As soon as I began telling people I was pregnant last summer, everyone I knew who had kids started telling us, “It’s the most incredible thing in the world. You will never know how much you can love anything until you see that baby.” Every time they would say it, my HusBon and I would agree with them, nod, and smile. I was screeching on the inside. I was the most miserable pregnant person you’d ever met.
“Oh, I’m suuuuuuure. Can’t waaaaaaait. It’s gonna be amaaaaaaazing,” I’d gush, secretly rolling my eyes at what I thought was over-dramatized emotion on their part. After all, I loved my husband, I loved my friends, I loved my family. Yes, yes, I get it. I will love my baby, my daughter, my child. Love love love. Love is all you need. Jeez.

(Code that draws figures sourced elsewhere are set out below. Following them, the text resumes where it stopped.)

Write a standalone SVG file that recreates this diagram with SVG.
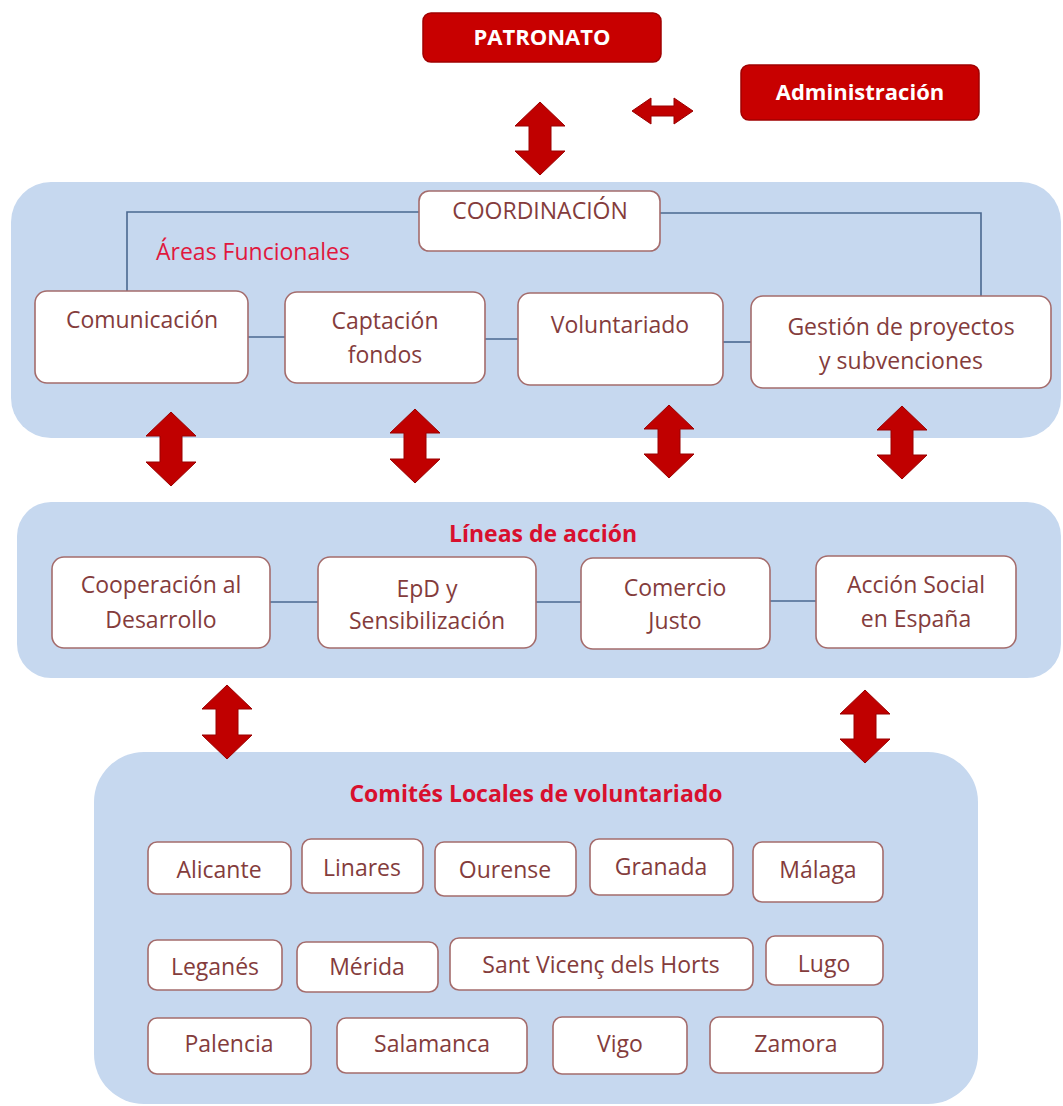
<svg xmlns="http://www.w3.org/2000/svg" width="1063" height="1106" viewBox="0 0 1063 1106">
<style>
.panel{fill:#c6d8ef;}
.box{fill:#ffffff;stroke:#a46c6c;stroke-width:1.6;}
.rbox{fill:#c80000;stroke:#a00000;stroke-width:1.5;}
.t{font-family:"Open Sans","Noto Sans",sans-serif;font-size:23px;fill:#843c3c;text-anchor:middle;}
.rt{font-family:"Open Sans","Noto Sans",sans-serif;font-size:22px;font-weight:bold;fill:#ffffff;text-anchor:middle;}
.title{font-family:"Open Sans","Noto Sans",sans-serif;font-size:23px;font-weight:bold;fill:#d8102e;text-anchor:middle;}
.area{font-family:"Open Sans","Noto Sans",sans-serif;font-size:23px;fill:#e0183e;}
.ln{fill:none;stroke:#4a6890;stroke-width:1.6;}
.arr{fill:#c00000;stroke:#9a0000;stroke-width:1;}
</style>
<rect width="1063" height="1106" fill="#ffffff"/>
<g id="panels">
<rect id="panel-areas" class="panel" x="11" y="182" width="1050" height="256" rx="40"/>
<rect id="panel-lineas" class="panel" x="17" y="502" width="1044" height="176" rx="34"/>
<rect id="panel-comites" class="panel" x="94" y="752" width="884" height="352" rx="50"/>
</g>
<g id="connectors">
<path class="ln" d="M419,212 H127 V291"/>
<path class="ln" d="M660,213 H981 V297"/>
<path class="ln" d="M248,337 H285"/>
<path class="ln" d="M485,339 H518"/>
<path class="ln" d="M723,342 H751"/>
<path class="ln" d="M270,602 H318"/>
<path class="ln" d="M536,602 H581"/>
<path class="ln" d="M770,601 H816"/>
<path class="arr" d="M540,102 L565,126 L551,126 L551,151 L565,151 L540,175 L515,151 L529,151 L529,126 L515,126 Z"/>
<path class="arr" d="M632,111 L651,98 L651,106 L674,106 L674,98 L693,111 L674,124 L674,116 L651,116 L651,124 Z"/>
<path class="arr" d="M171,412 L196,436 L182,436 L182,462 L196,462 L171,486 L146,462 L160,462 L160,436 L146,436 Z"/>
<path class="arr" d="M415,409 L440,433 L426,433 L426,459 L440,459 L415,483 L390,459 L404,459 L404,433 L390,433 Z"/>
<path class="arr" d="M669,405 L694,429 L680,429 L680,454 L694,454 L669,478 L644,454 L658,454 L658,429 L644,429 Z"/>
<path class="arr" d="M902,406 L927,430 L913,430 L913,455 L927,455 L902,479 L877,455 L891,455 L891,430 L877,430 Z"/>
<path class="arr" d="M227,685 L252,709 L238,709 L238,735 L252,735 L227,759 L202,735 L216,735 L216,709 L202,709 Z"/>
<path class="arr" d="M865,690 L890,714 L876,714 L876,739 L890,739 L865,763 L840,739 L854,739 L854,714 L840,714 Z"/>
</g>
<g id="node-patronato"><rect class="rbox" x="423" y="13" width="238" height="49" rx="8"/><text class="rt" x="542" y="45">PATRONATO</text></g>
<g id="node-administracion"><rect class="rbox" x="741" y="65" width="238" height="55" rx="8"/><text class="rt" x="860" y="100">Administración</text></g>
<g id="node-coordinacion"><rect class="box" x="419" y="191" width="241" height="60" rx="10"/><text class="t" x="540" y="219">COORDINACIÓN</text></g>
<text id="label-areas" class="area" x="156" y="260">Áreas Funcionales</text>
<g id="node-comunicacion"><rect class="box" x="35" y="291" width="213" height="92" rx="12"/><text class="t" x="142" y="328">Comunicación</text></g>
<g id="node-captacion"><rect class="box" x="285" y="292" width="200" height="91" rx="12"/><text class="t" x="385" y="329">Captación</text><text class="t" x="385" y="363">fondos</text></g>
<g id="node-voluntariado"><rect class="box" x="518" y="293" width="205" height="92" rx="12"/><text class="t" x="620" y="333">Voluntariado</text></g>
<g id="node-gestion"><rect class="box" x="751" y="296" width="300" height="92" rx="12"/><text class="t" x="901" y="335">Gestión de proyectos</text><text class="t" x="901" y="369">y subvenciones</text></g>
<text id="label-lineas" class="title" x="543" y="542">Líneas de acción</text>
<g id="node-cooperacion"><rect class="box" x="52" y="557" width="218" height="91" rx="12"/><text class="t" x="161" y="593">Cooperación al</text><text class="t" x="161" y="628">Desarrollo</text></g>
<g id="node-epd"><rect class="box" x="318" y="557" width="218" height="91" rx="12"/><text class="t" x="427" y="597">EpD y</text><text class="t" x="427" y="629">Sensibilización</text></g>
<g id="node-comercio"><rect class="box" x="581" y="558" width="189" height="91" rx="12"/><text class="t" x="675" y="596">Comercio</text><text class="t" x="675" y="629">Justo</text></g>
<g id="node-accion"><rect class="box" x="816" y="556" width="200" height="92" rx="12"/><text class="t" x="916" y="593">Acción Social</text><text class="t" x="916" y="627">en España</text></g>
<text id="label-comites" class="title" x="536" y="802">Comités Locales de voluntariado</text>
<g id="node-alicante"><rect class="box" x="148" y="842" width="143" height="52" rx="9"/><text class="t" x="219" y="878">Alicante</text></g>
<g id="node-linares"><rect class="box" x="302" y="839" width="121" height="54" rx="9"/><text class="t" x="362" y="876">Linares</text></g>
<g id="node-ourense"><rect class="box" x="435" y="842" width="141" height="54" rx="9"/><text class="t" x="505" y="878">Ourense</text></g>
<g id="node-granada"><rect class="box" x="590" y="839" width="143" height="56" rx="9"/><text class="t" x="661" y="875">Granada</text></g>
<g id="node-malaga"><rect class="box" x="753" y="842" width="130" height="60" rx="9"/><text class="t" x="818" y="878">Málaga</text></g>
<g id="node-leganes"><rect class="box" x="148" y="940" width="134" height="50" rx="9"/><text class="t" x="215" y="975">Leganés</text></g>
<g id="node-merida"><rect class="box" x="297" y="942" width="141" height="50" rx="9"/><text class="t" x="367" y="975">Mérida</text></g>
<g id="node-santvicenc"><rect class="box" x="450" y="938" width="303" height="52" rx="9"/><text class="t" x="601" y="973">Sant Vicenç dels Horts</text></g>
<g id="node-lugo"><rect class="box" x="766" y="936" width="117" height="49" rx="9"/><text class="t" x="824" y="972">Lugo</text></g>
<g id="node-palencia"><rect class="box" x="148" y="1018" width="163" height="56" rx="9"/><text class="t" x="229" y="1052">Palencia</text></g>
<g id="node-salamanca"><rect class="box" x="337" y="1018" width="190" height="55" rx="9"/><text class="t" x="432" y="1052">Salamanca</text></g>
<g id="node-vigo"><rect class="box" x="553" y="1017" width="134" height="57" rx="9"/><text class="t" x="620" y="1052">Vigo</text></g>
<g id="node-zamora"><rect class="box" x="710" y="1017" width="173" height="56" rx="9"/><text class="t" x="796" y="1052">Zamora</text></g>
</svg>
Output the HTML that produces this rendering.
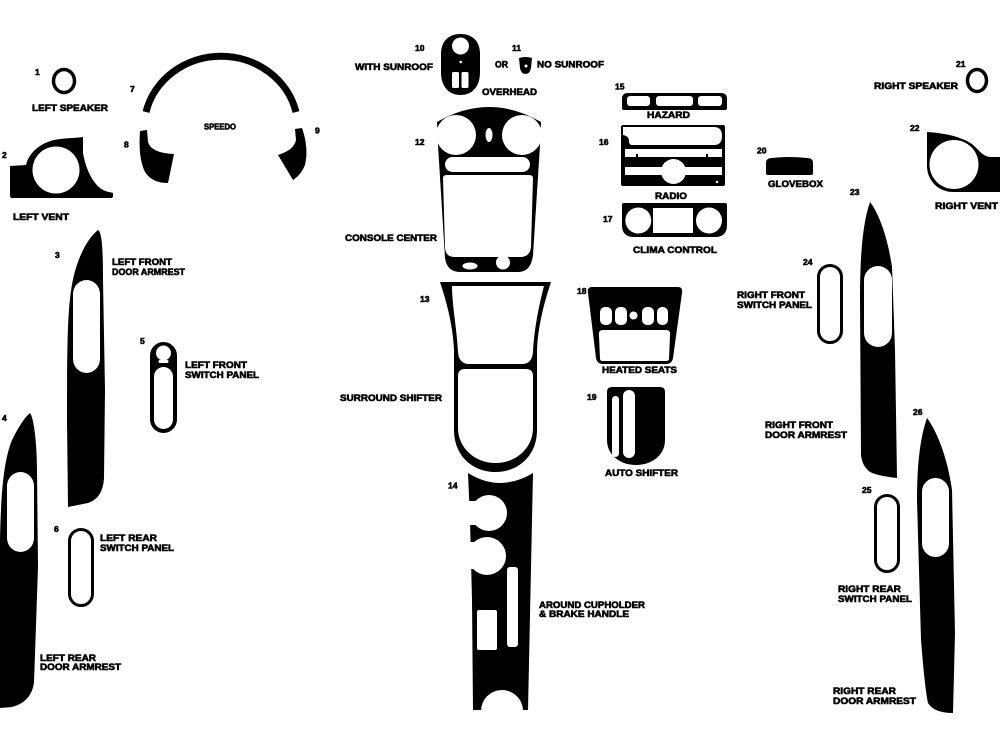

I was completely unprepared for the entrance of this tiny gurrrrlll into my life. Now, let me back up a second. Lightning didn’t strike at the hospital, necessarily. I
carried carry a lot of guilt and shame regarding my birth experience. I immediately clicked into auto-pilot in the hospital, dutifully changing diapers, nursing around the clock, receiving our well-wishers, taking the “obligatory” 24 hours postpartum-body selfie (SO FUCKING RIDICULOUS).
Even the first few weeks at home were a haze of breastfeeding sessions every hour or two hours, so painful, that my husband had to pinch a pressure point on my hand to distract me from the nursing pain. I loved my daughter, of course, but I was feeling a bit…mechanical. My only goal was making sure she was fed, clean, comforted, happy, thriving.
Once I turned the corner at 8 weeks postpartum, I was feeling better. My thrush had gone away, so nursing was no longer like having my fingernails slowly pulled out. She was looking at me. She smiled at me. She rolled over. We were co-sleeping. She whimpered in her sleep, reaching for me, comforted once she felt I was there. All of a sudden it hit me. THIS WAS MY BABY. MY…BABY. I lost it. I held her in the darkness, while she was sleeping, tears coursing down my face, whispering,
It was YOU, the whole time, in there. It was YOU. I wish I’d known it was you.
See, now, that is how I fell in love with my baby. And you know what? It’s the most incredible thing in the world. I never knew I could love anything as much as I love her. I worry about everything now. I worry about the world in which she will grow up. I worry about her first skinned knee. I worry about someone saying something mean to her. I worry about some boy hurting her precious little heart. I worry about how she will be so sad when Beedoo and Fenway pass away when she’s in high school.
So with this great love, comes great responsibility. How is it possible that I am ready for this task? I am an “older” first-time mommy, 34 years old, plenty of life experience, completely aware of how I do NOT want to be. I just want to be the best mother I can possibly be. I want my daughter to be nurtured and protected, yet aware and smart. How on earth am I supposed to be able to do this?!
Every time the anxiety chokes me, my baby is my anti-dote. Her sweet face, whether grinning at me or placidly asleep, heals me. I thought I was supposed to take care of her, help her, make her feel safe? She does exactly that for me. There truly is nothing like this in the world, this… this Baby Love.